Nieuwe leiders schrijven geen geschiedenis, maar toekomst: 4 X L
Vanuit bovenstaande drie argumenten is te bedenken dat de toekomst van communities wordt bepaald door een aantal factoren waarvan onderstaande 4 de belangrijkste zijn.
– Loosen (loslaten). We zullen (groten)deels de controle over zowel communicatie moeten loslaten. Mensen, meningen en markten zijn in toenemende mate minder aan plaats of tijd gebonden, media en middelen zijn beschikbaar voor iedereen, van een monopolie positie is steeds minder sprake, we zijn mobiel, en gesprekken vinden overal plaats. We accepteren daarom dat het overal en elk moment gebeurt en proberen daar waar nodig een bijdrage te leveren.
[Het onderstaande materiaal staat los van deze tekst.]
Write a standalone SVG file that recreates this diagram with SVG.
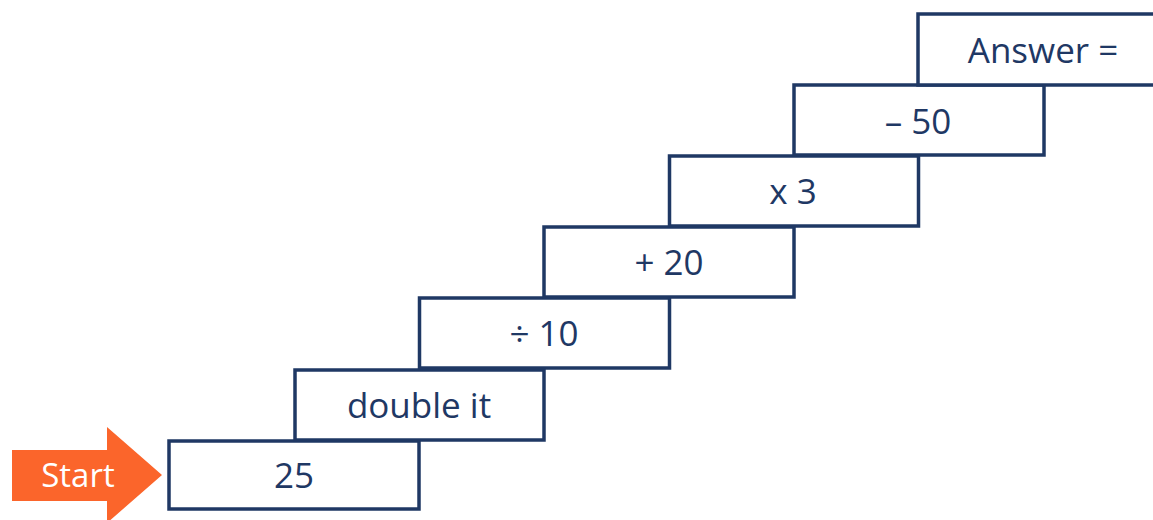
<svg xmlns="http://www.w3.org/2000/svg" width="1153" height="520" viewBox="0 0 1153 520">
<style>
.box{fill:#fff;stroke:#1F3864;stroke-width:3.5}
.lbl{font-family:"Open Sans","Noto Sans",sans-serif;font-size:35px;fill:#1F3864;text-anchor:middle}
.start{font-family:"Open Sans","Noto Sans",sans-serif;font-size:33px;fill:#fff;text-anchor:middle}
</style>
<rect width="1153" height="520" fill="#fff"/>
<g id="connectors"></g>
<g id="start-arrow">
<polygon points="12,450 107,450 107,427 162,475 107,523 107,501 12,501" fill="#FB652B"/>
<text class="start" x="78" y="487">Start</text>
</g>
<g id="n1"><rect class="box" x="169" y="441" width="250" height="68"/><text class="lbl" x="294" y="488">25</text></g>
<g id="n2"><rect class="box" x="295" y="370" width="249" height="70"/><text class="lbl" x="419" y="418">double it</text></g>
<g id="n3"><rect class="box" x="419.5" y="298" width="250" height="70"/><text class="lbl" x="544" y="346">÷ 10</text></g>
<g id="n4"><rect class="box" x="544" y="227" width="250" height="70"/><text class="lbl" x="669" y="275">+ 20</text></g>
<g id="n5"><rect class="box" x="669.5" y="156" width="249" height="70"/><text class="lbl" x="793" y="204">x 3</text></g>
<g id="n6"><rect class="box" x="794" y="85" width="250" height="70"/><text class="lbl" x="918" y="134">– 50</text></g>
<g id="n7"><rect class="box" x="918" y="14" width="260" height="71"/><text class="lbl" x="1043" y="63">Answer =</text></g>
</svg>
– Listen (luisteren). We leren te luisteren in plaats van te roepen, we luisteren ook naar het antwoord op de vragen die we leren te stellen (in plaats van te beweren). We luisteren ook naar de ‘eigenheid’ (onderstroom) van onze organisatie en de mensen die daarin werkzaam zijn en geven er gehoor aan.
– Like-wise (onderling waarderen en gelijk delen). Waardering is belangrijk, niet alleen voor onze organisatie, producten en diensten, maar ook voor onze volgers: afnemers, partners en andere belanghebbenden. Dat betekent in optimaal geval een wederzijdeze waardering. Het betekent op gebied van kennisdeling ook een ‘gelijk-oversteken’. We zien dit terug bij Creative Commons, een aangepaste manier om copyright te regelen. Het einde aan copyright (inclusief trademarks, licenties en patenten) betekent een einde aan veel verdienmodellen, maar wellicht de opening naar een nieuwe, waardevoller manier van zakendoen.
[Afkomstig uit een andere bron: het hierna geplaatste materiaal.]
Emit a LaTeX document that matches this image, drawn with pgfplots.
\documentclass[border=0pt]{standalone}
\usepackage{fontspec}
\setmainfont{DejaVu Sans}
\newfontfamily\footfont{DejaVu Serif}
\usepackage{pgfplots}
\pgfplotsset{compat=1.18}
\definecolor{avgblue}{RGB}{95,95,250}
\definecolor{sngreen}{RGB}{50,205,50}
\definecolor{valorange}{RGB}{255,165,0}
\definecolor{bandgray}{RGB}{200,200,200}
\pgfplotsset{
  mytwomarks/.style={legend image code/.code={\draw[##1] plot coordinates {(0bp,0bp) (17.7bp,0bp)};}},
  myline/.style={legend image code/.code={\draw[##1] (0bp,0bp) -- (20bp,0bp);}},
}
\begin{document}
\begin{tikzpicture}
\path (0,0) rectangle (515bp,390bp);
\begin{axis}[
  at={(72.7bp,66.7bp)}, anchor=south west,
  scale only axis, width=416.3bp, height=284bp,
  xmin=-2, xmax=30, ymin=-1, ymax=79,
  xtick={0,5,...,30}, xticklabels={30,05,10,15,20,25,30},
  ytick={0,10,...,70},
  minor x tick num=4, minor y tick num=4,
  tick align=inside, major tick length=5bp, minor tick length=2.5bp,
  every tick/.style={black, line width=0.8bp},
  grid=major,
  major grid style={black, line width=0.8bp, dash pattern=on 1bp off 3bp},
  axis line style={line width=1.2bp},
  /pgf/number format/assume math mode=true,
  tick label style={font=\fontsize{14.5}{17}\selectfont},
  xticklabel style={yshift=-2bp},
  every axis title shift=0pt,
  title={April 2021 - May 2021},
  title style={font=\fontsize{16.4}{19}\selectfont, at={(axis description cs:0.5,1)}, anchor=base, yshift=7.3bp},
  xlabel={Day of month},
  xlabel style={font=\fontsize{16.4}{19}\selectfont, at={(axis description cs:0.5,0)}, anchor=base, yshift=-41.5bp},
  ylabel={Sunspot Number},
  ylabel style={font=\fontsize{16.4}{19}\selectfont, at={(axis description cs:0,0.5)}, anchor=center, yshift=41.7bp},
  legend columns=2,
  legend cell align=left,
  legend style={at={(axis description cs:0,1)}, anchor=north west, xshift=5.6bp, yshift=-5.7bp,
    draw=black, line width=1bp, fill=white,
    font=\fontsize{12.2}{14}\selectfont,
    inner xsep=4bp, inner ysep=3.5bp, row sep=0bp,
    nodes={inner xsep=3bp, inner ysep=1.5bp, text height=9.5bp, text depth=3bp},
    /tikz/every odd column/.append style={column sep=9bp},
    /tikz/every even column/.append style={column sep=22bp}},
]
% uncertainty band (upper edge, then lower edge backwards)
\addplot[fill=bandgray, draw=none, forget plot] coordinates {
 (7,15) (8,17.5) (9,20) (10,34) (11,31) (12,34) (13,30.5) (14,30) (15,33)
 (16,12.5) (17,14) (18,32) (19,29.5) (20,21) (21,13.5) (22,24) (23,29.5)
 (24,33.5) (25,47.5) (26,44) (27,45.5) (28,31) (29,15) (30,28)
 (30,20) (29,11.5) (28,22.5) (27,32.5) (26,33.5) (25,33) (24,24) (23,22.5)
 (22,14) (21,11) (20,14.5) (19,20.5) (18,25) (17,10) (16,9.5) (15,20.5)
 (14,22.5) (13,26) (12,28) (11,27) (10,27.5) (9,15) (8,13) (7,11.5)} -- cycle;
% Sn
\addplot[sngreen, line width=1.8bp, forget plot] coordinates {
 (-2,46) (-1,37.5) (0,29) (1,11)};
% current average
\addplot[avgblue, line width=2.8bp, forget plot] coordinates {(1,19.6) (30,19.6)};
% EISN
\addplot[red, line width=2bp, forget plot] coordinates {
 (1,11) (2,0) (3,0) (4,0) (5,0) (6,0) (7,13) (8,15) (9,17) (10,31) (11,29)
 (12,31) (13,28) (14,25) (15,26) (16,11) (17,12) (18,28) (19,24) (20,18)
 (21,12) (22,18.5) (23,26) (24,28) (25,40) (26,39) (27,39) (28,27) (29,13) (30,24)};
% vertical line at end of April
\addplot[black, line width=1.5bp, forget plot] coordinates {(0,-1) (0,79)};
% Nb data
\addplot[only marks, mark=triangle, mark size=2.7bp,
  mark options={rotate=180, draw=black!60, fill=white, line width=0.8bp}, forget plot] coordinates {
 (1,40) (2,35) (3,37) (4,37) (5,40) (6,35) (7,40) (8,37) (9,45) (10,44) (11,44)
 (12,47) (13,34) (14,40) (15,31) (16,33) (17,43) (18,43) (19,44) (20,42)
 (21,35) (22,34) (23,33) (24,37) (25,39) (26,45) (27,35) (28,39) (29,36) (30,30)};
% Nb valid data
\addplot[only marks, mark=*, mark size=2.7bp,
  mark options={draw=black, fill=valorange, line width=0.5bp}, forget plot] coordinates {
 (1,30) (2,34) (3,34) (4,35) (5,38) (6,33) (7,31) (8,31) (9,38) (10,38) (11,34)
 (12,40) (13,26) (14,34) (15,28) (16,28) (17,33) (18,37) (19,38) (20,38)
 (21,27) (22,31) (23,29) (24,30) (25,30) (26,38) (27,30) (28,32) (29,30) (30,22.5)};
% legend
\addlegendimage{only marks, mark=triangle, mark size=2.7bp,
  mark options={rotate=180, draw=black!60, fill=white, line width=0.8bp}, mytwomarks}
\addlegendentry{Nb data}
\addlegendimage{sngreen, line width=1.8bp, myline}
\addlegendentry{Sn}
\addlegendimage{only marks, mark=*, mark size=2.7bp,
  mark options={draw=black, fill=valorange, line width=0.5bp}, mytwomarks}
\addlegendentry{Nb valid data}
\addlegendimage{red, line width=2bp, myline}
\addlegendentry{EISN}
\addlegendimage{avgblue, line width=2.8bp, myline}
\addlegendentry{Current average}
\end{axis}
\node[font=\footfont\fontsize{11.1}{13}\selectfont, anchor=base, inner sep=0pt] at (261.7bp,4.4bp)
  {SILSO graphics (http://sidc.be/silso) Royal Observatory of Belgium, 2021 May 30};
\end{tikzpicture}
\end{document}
– L.A.T. relatie (Loyalty And Trust). Voorgaande 3 kunnen alleen bestaan bij gratie van de loyaliteit en het vertrouwen van alle mensen die met de organisatie van doen hebben; dus zowel de werknemers als de afnemers of bestuurders, beleggers, financiers, overheden, controleurs… Ik kan niet genoeg benadrukken dat het bouwen en zorgvuldig onderhouden van relaties daarin van cruciaal belang is.